## BEGIN Stored data
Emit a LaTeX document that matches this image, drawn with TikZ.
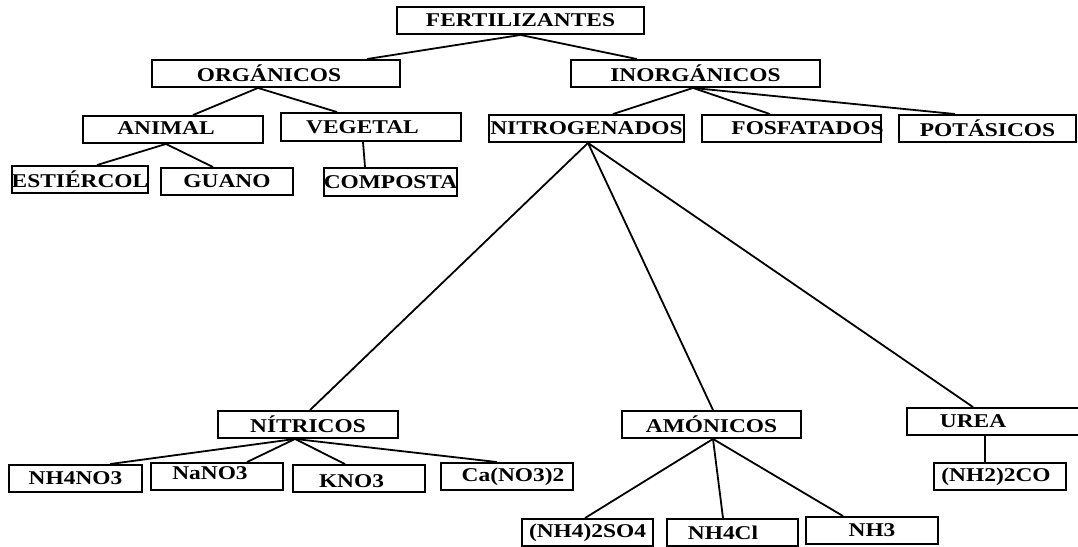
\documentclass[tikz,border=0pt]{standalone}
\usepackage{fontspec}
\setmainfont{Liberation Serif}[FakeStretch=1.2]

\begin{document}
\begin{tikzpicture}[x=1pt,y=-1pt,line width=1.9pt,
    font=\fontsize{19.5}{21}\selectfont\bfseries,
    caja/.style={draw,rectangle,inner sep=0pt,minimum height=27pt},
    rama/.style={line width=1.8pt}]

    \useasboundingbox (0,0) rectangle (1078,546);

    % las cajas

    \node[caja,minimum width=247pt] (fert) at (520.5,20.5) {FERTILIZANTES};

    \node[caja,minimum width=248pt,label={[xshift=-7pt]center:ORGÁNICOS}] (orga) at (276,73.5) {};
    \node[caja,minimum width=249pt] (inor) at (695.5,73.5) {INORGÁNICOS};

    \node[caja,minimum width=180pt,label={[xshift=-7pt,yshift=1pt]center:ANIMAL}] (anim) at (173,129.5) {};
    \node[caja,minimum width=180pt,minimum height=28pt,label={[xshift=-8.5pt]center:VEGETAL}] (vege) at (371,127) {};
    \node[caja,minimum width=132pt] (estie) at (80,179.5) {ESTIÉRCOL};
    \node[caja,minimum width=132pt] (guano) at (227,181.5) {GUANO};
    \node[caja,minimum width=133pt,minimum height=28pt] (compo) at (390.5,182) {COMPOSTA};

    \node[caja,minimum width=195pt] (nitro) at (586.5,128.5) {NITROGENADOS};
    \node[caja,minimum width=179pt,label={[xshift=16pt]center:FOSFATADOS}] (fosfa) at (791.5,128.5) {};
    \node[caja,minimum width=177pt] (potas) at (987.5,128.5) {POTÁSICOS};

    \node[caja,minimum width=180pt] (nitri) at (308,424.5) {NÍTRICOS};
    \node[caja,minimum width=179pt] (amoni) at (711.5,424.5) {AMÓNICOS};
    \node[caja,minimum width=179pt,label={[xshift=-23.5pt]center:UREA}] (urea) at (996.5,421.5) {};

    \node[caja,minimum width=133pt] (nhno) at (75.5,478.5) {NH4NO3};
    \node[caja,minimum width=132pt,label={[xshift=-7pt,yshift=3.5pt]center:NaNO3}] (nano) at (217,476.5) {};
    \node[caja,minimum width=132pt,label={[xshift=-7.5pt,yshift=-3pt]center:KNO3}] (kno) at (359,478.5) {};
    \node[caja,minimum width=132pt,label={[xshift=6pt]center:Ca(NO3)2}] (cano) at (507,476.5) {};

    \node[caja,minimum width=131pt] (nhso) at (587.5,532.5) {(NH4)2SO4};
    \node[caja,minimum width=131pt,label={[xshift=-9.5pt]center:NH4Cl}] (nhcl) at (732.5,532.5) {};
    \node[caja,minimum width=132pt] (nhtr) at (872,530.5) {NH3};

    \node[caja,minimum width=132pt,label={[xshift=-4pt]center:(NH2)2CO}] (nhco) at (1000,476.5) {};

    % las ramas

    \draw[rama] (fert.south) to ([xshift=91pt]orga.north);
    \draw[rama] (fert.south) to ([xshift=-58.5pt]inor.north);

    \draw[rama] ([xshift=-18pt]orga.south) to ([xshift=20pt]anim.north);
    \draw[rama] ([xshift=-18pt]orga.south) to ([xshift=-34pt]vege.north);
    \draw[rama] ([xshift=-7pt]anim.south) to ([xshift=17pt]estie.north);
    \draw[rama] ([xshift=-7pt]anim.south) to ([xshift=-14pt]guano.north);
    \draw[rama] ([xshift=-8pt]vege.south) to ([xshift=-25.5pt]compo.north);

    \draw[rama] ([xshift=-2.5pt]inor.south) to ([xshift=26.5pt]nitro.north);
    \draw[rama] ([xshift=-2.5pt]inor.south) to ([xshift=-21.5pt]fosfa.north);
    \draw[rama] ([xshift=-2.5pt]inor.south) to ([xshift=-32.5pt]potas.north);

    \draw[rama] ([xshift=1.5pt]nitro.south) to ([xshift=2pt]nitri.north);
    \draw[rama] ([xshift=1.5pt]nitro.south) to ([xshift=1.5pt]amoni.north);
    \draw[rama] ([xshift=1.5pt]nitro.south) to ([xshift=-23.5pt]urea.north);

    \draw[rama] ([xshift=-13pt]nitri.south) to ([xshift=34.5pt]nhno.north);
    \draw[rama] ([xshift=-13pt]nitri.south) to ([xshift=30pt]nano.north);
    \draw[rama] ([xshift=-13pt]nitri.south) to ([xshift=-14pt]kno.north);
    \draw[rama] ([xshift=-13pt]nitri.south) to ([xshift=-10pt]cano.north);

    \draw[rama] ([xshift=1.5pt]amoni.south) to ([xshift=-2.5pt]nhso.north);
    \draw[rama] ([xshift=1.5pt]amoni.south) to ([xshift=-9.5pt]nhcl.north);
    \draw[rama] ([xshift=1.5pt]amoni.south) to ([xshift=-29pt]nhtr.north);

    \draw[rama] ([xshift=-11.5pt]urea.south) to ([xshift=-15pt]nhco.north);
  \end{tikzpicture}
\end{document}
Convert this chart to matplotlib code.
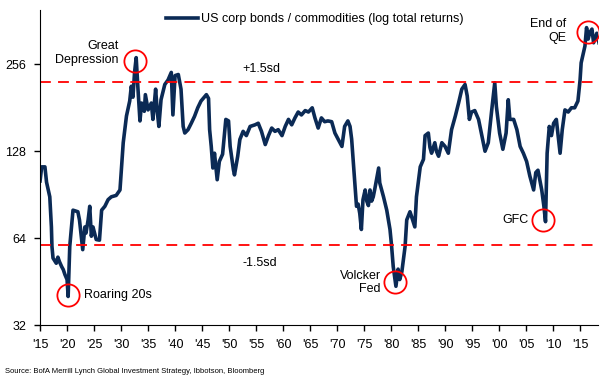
## END Stored data
What is expected: Pictures appear in the records above. Output everything except them, exactly.

Exercise answer:
Emit a LaTeX document that matches this image, drawn with TikZ.
\documentclass[tikz,border=0pt]{standalone}
\usepackage{fontspec}
\setmainfont{Liberation Serif}[FakeStretch=1.2]

\begin{document}
\begin{tikzpicture}[x=1pt,y=-1pt,line width=1.9pt,
    font=\fontsize{19.5}{21}\selectfont\bfseries,
    caja/.style={draw,rectangle,inner sep=0pt,minimum height=27pt},
    rama/.style={line width=1.8pt}]

    \useasboundingbox (0,0) rectangle (1078,546);

    % las cajas

    \node[caja,minimum width=247pt] (fert) at (520.5,20.5) {FERTILIZANTES};

    \node[caja,minimum width=248pt,label={[xshift=-7pt]center:ORGÁNICOS}] (orga) at (276,73.5) {};
    \node[caja,minimum width=249pt] (inor) at (695.5,73.5) {INORGÁNICOS};

    \node[caja,minimum width=180pt,label={[xshift=-7pt,yshift=1pt]center:ANIMAL}] (anim) at (173,129.5) {};
    \node[caja,minimum width=180pt,minimum height=28pt,label={[xshift=-8.5pt]center:VEGETAL}] (vege) at (371,127) {};
    \node[caja,minimum width=132pt] (estie) at (80,179.5) {ESTIÉRCOL};
    \node[caja,minimum width=132pt] (guano) at (227,181.5) {GUANO};
    \node[caja,minimum width=133pt,minimum height=28pt] (compo) at (390.5,182) {COMPOSTA};

    \node[caja,minimum width=195pt] (nitro) at (586.5,128.5) {NITROGENADOS};
    \node[caja,minimum width=179pt,label={[xshift=16pt]center:FOSFATADOS}] (fosfa) at (791.5,128.5) {};
    \node[caja,minimum width=177pt] (potas) at (987.5,128.5) {POTÁSICOS};

    \node[caja,minimum width=180pt] (nitri) at (308,424.5) {NÍTRICOS};
    \node[caja,minimum width=179pt] (amoni) at (711.5,424.5) {AMÓNICOS};
    \node[caja,minimum width=179pt,label={[xshift=-23.5pt]center:UREA}] (urea) at (996.5,421.5) {};

    \node[caja,minimum width=133pt] (nhno) at (75.5,478.5) {NH4NO3};
    \node[caja,minimum width=132pt,label={[xshift=-7pt,yshift=3.5pt]center:NaNO3}] (nano) at (217,476.5) {};
    \node[caja,minimum width=132pt,label={[xshift=-7.5pt,yshift=-3pt]center:KNO3}] (kno) at (359,478.5) {};
    \node[caja,minimum width=132pt,label={[xshift=6pt]center:Ca(NO3)2}] (cano) at (507,476.5) {};

    \node[caja,minimum width=131pt] (nhso) at (587.5,532.5) {(NH4)2SO4};
    \node[caja,minimum width=131pt,label={[xshift=-9.5pt]center:NH4Cl}] (nhcl) at (732.5,532.5) {};
    \node[caja,minimum width=132pt] (nhtr) at (872,530.5) {NH3};

    \node[caja,minimum width=132pt,label={[xshift=-4pt]center:(NH2)2CO}] (nhco) at (1000,476.5) {};

    % las ramas

    \draw[rama] (fert.south) to ([xshift=91pt]orga.north);
    \draw[rama] (fert.south) to ([xshift=-58.5pt]inor.north);

    \draw[rama] ([xshift=-18pt]orga.south) to ([xshift=20pt]anim.north);
    \draw[rama] ([xshift=-18pt]orga.south) to ([xshift=-34pt]vege.north);
    \draw[rama] ([xshift=-7pt]anim.south) to ([xshift=17pt]estie.north);
    \draw[rama] ([xshift=-7pt]anim.south) to ([xshift=-14pt]guano.north);
    \draw[rama] ([xshift=-8pt]vege.south) to ([xshift=-25.5pt]compo.north);

    \draw[rama] ([xshift=-2.5pt]inor.south) to ([xshift=26.5pt]nitro.north);
    \draw[rama] ([xshift=-2.5pt]inor.south) to ([xshift=-21.5pt]fosfa.north);
    \draw[rama] ([xshift=-2.5pt]inor.south) to ([xshift=-32.5pt]potas.north);

    \draw[rama] ([xshift=1.5pt]nitro.south) to ([xshift=2pt]nitri.north);
    \draw[rama] ([xshift=1.5pt]nitro.south) to ([xshift=1.5pt]amoni.north);
    \draw[rama] ([xshift=1.5pt]nitro.south) to ([xshift=-23.5pt]urea.north);

    \draw[rama] ([xshift=-13pt]nitri.south) to ([xshift=34.5pt]nhno.north);
    \draw[rama] ([xshift=-13pt]nitri.south) to ([xshift=30pt]nano.north);
    \draw[rama] ([xshift=-13pt]nitri.south) to ([xshift=-14pt]kno.north);
    \draw[rama] ([xshift=-13pt]nitri.south) to ([xshift=-10pt]cano.north);

    \draw[rama] ([xshift=1.5pt]amoni.south) to ([xshift=-2.5pt]nhso.north);
    \draw[rama] ([xshift=1.5pt]amoni.south) to ([xshift=-9.5pt]nhcl.north);
    \draw[rama] ([xshift=1.5pt]amoni.south) to ([xshift=-29pt]nhtr.north);

    \draw[rama] ([xshift=-11.5pt]urea.south) to ([xshift=-15pt]nhco.north);
  \end{tikzpicture}
\end{document}
Convert this chart to matplotlib code.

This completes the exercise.